▶ _Exercise materials_

## start

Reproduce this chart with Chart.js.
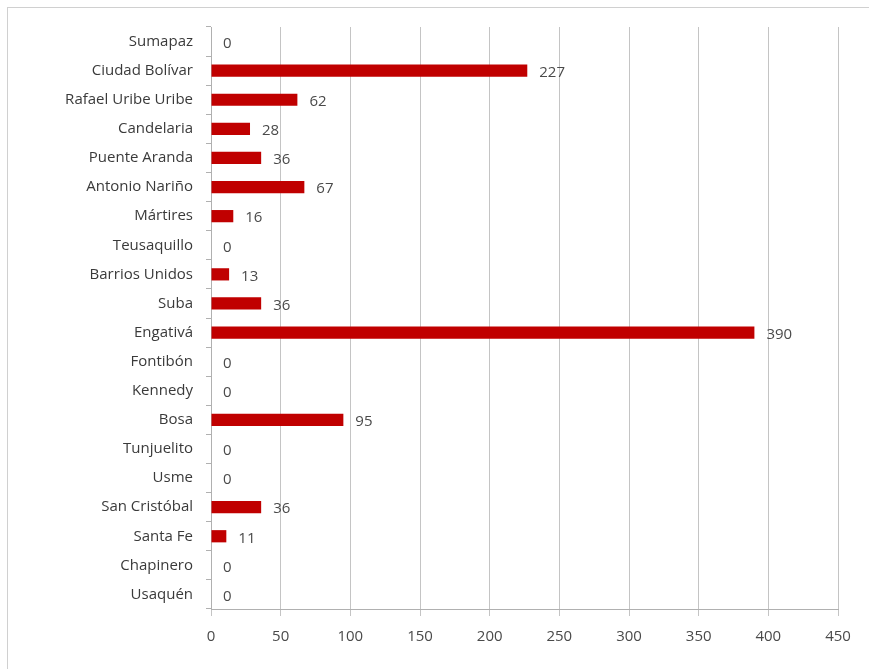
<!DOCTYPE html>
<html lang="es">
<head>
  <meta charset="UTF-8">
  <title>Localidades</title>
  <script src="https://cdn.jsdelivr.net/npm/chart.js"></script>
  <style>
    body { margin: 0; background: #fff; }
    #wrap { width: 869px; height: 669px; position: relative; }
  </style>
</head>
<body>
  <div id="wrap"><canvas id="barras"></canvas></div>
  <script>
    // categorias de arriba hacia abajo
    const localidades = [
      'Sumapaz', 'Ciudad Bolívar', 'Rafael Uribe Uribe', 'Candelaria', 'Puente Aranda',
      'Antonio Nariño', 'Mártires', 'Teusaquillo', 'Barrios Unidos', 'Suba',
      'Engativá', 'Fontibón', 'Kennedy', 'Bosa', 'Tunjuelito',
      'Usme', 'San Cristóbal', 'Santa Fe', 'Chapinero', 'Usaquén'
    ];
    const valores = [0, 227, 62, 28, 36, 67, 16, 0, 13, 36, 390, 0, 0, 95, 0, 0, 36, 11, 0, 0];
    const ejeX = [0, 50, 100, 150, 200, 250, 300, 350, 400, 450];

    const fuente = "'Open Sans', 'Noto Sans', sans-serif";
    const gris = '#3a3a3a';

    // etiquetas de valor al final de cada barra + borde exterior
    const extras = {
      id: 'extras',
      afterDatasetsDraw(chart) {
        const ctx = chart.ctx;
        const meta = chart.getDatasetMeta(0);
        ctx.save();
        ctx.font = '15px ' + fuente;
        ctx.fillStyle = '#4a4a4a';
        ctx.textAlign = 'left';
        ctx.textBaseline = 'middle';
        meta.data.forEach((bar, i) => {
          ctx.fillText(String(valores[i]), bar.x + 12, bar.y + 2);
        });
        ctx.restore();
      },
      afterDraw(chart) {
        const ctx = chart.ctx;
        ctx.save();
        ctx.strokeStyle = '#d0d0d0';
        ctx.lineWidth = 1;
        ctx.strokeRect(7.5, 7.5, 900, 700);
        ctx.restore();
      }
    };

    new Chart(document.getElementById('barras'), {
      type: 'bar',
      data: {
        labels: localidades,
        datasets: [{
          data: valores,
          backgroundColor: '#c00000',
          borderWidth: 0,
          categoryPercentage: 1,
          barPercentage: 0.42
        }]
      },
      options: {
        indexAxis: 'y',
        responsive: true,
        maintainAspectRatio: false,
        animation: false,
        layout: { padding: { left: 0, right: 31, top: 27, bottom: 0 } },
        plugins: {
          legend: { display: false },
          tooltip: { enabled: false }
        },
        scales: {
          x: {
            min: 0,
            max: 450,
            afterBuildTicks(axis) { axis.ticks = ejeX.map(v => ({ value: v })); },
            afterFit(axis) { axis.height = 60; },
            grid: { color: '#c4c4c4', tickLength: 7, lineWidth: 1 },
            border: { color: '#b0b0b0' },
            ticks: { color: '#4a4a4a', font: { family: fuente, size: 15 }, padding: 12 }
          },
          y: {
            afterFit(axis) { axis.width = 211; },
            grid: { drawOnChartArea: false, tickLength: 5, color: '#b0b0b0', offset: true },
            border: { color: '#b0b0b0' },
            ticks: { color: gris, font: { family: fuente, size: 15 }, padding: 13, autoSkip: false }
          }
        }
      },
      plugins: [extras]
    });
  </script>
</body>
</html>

## end
## start

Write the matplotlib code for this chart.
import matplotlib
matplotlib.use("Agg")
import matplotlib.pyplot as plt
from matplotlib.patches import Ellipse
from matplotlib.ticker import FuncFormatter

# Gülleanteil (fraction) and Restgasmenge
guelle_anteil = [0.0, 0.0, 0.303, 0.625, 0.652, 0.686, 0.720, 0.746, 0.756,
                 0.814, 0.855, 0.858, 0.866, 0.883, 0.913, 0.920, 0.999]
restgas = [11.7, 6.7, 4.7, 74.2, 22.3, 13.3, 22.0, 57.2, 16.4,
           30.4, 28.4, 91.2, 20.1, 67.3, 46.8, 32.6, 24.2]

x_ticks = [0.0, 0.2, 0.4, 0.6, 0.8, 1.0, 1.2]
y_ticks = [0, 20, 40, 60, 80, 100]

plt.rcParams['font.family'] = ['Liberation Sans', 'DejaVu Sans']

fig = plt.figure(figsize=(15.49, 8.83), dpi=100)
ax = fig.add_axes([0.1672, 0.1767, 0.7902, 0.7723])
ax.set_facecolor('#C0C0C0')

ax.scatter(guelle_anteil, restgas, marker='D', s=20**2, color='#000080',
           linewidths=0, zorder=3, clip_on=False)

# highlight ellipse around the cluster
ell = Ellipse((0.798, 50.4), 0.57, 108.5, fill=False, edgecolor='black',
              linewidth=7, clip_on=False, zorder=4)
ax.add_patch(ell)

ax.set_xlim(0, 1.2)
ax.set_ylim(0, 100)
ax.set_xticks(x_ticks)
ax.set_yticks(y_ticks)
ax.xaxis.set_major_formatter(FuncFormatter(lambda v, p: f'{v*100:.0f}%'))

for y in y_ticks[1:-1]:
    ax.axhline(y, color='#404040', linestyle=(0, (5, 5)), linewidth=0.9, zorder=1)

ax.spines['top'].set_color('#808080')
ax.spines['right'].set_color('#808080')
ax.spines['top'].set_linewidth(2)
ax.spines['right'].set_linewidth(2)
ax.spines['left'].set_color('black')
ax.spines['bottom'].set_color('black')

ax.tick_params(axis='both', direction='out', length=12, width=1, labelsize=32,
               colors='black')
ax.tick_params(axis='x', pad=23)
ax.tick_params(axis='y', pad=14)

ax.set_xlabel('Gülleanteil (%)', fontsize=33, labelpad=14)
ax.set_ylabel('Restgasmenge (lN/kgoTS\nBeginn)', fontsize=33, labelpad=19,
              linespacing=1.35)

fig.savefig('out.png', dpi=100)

## end
## start

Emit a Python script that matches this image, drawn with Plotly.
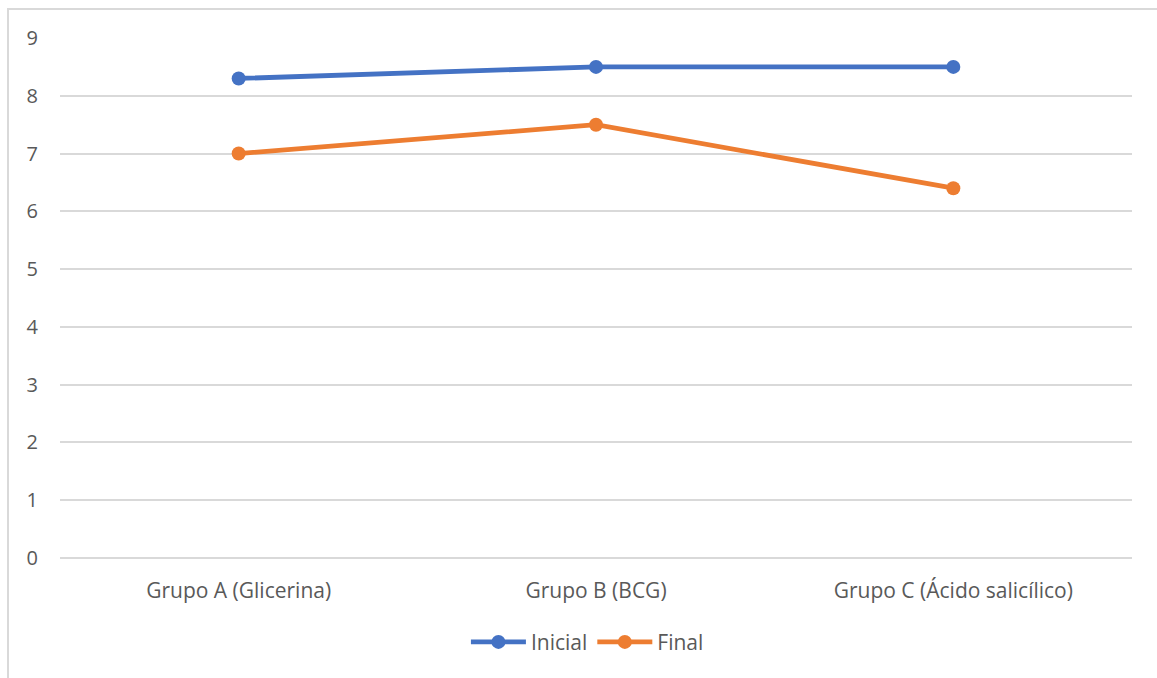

## end

Repeat only the lines from the one with "Reproduce this chart with Chart.js." down to the one with "const gris = '#3a3a3a';", word for word and both included, and leave the pictures out.

▶ _Answer for this exercise_
Reproduce this chart with Chart.js.
<!DOCTYPE html>
<html lang="es">
<head>
  <meta charset="UTF-8">
  <title>Localidades</title>
  <script src="https://cdn.jsdelivr.net/npm/chart.js"></script>
  <style>
    body { margin: 0; background: #fff; }
    #wrap { width: 869px; height: 669px; position: relative; }
  </style>
</head>
<body>
  <div id="wrap"><canvas id="barras"></canvas></div>
  <script>
    // categorias de arriba hacia abajo
    const localidades = [
      'Sumapaz', 'Ciudad Bolívar', 'Rafael Uribe Uribe', 'Candelaria', 'Puente Aranda',
      'Antonio Nariño', 'Mártires', 'Teusaquillo', 'Barrios Unidos', 'Suba',
      'Engativá', 'Fontibón', 'Kennedy', 'Bosa', 'Tunjuelito',
      'Usme', 'San Cristóbal', 'Santa Fe', 'Chapinero', 'Usaquén'
    ];
    const valores = [0, 227, 62, 28, 36, 67, 16, 0, 13, 36, 390, 0, 0, 95, 0, 0, 36, 11, 0, 0];
    const ejeX = [0, 50, 100, 150, 200, 250, 300, 350, 400, 450];

    const fuente = "'Open Sans', 'Noto Sans', sans-serif";
    const gris = '#3a3a3a';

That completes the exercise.